Ultrisza mengatakan, Jakarta memiliki permasalahan yang khusus dibandingkan daerah lain di Indonesia. Listrik dari pembangkit dialirkan ke Jakarta melalui Saluran Udara Tegangan Ekstra Tinggi (SUTET) 500 kVA. Dengan kapasitas sebesar itu, listrik terlebih dulu harus dilewatkan ke trafo penurun tegangan/interburst transformer (IBT).
Jumlah trafo IBT yang ada di wilayah Jakarta dan Tangerang ada sebanyak 20 unit. Namun, semua trafo IBT tersebut sudah dalam posisi beban 90-100 persen, sehingga tidak dapat membantu penambahan daya yang masuk ke Jakarta. "Kami berusaha menahan beban pertumbuhan listrik Jakarta," katanya.
Selain kondisi trafo IBT yang kurang prima, kata Ultrisza, kapasitas gardu induk di Jakarta juga sudah melebihi muatan. Sehingga diperlukan pembangunan beberapa gardu induk baru dan instalasi trafo-trafo IBT baru. "Apalagi sekarang keadaan Jakarta kondusif, semakin banyak investor yang masuk. Sehingga permintaan penambahan listrik baru semakin bertambah."
Ultrisza mengatakan, beban puncak yang tercatat di Jakarta juga berbeda dengan sistem-sistem di daerah lainnya. Jika daerah lain memiliki beban puncak pada pukul 17.00-22.00 WIB, beban puncak di Jakarta terjadi siang hari pada pukul 10.00-11.00 WIB.

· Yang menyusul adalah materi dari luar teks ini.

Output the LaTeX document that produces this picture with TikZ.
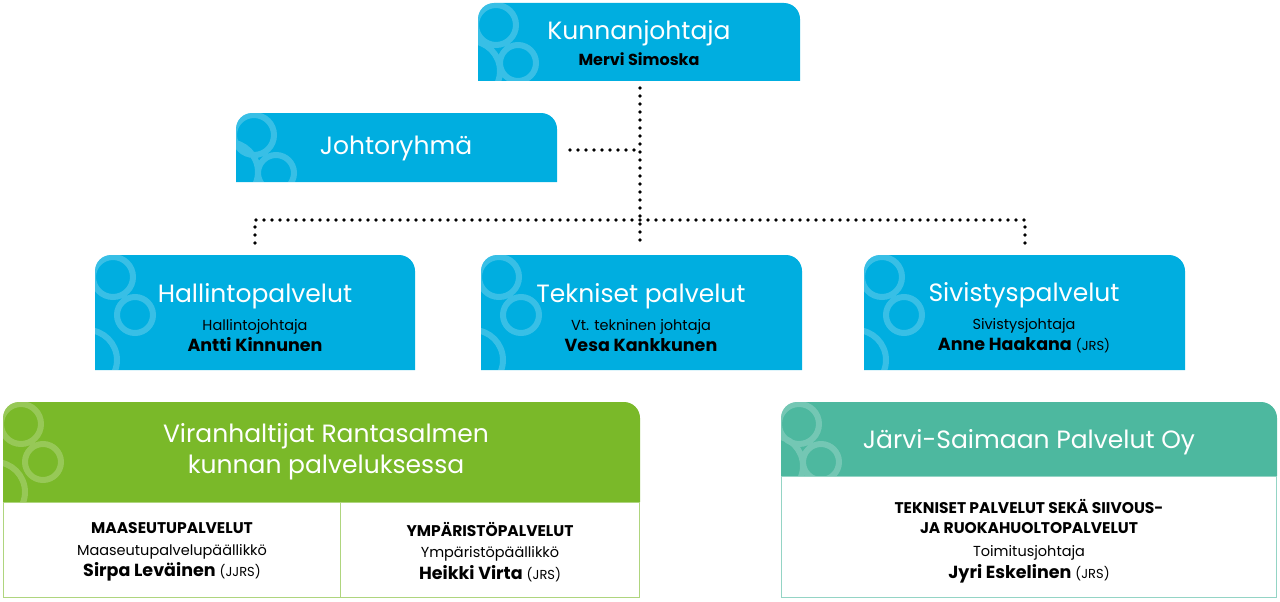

Beban puncak di Jakarta tahun 2009 sebesar 5.000 mVA. Sementara pada bulan Mei lalu, beban puncak di Jakarta tercatat sebesar 5.540 mVA. Dalam waktu kurang dari 1 tahun mengalami pertumbuhan sebesar lebih dari 500 mVA. "Itu sudah termasuk pelanggan baru dan existing, berbaur dari kalangan industri, bisnis, dan rumah tangga," ujar Ultrisza.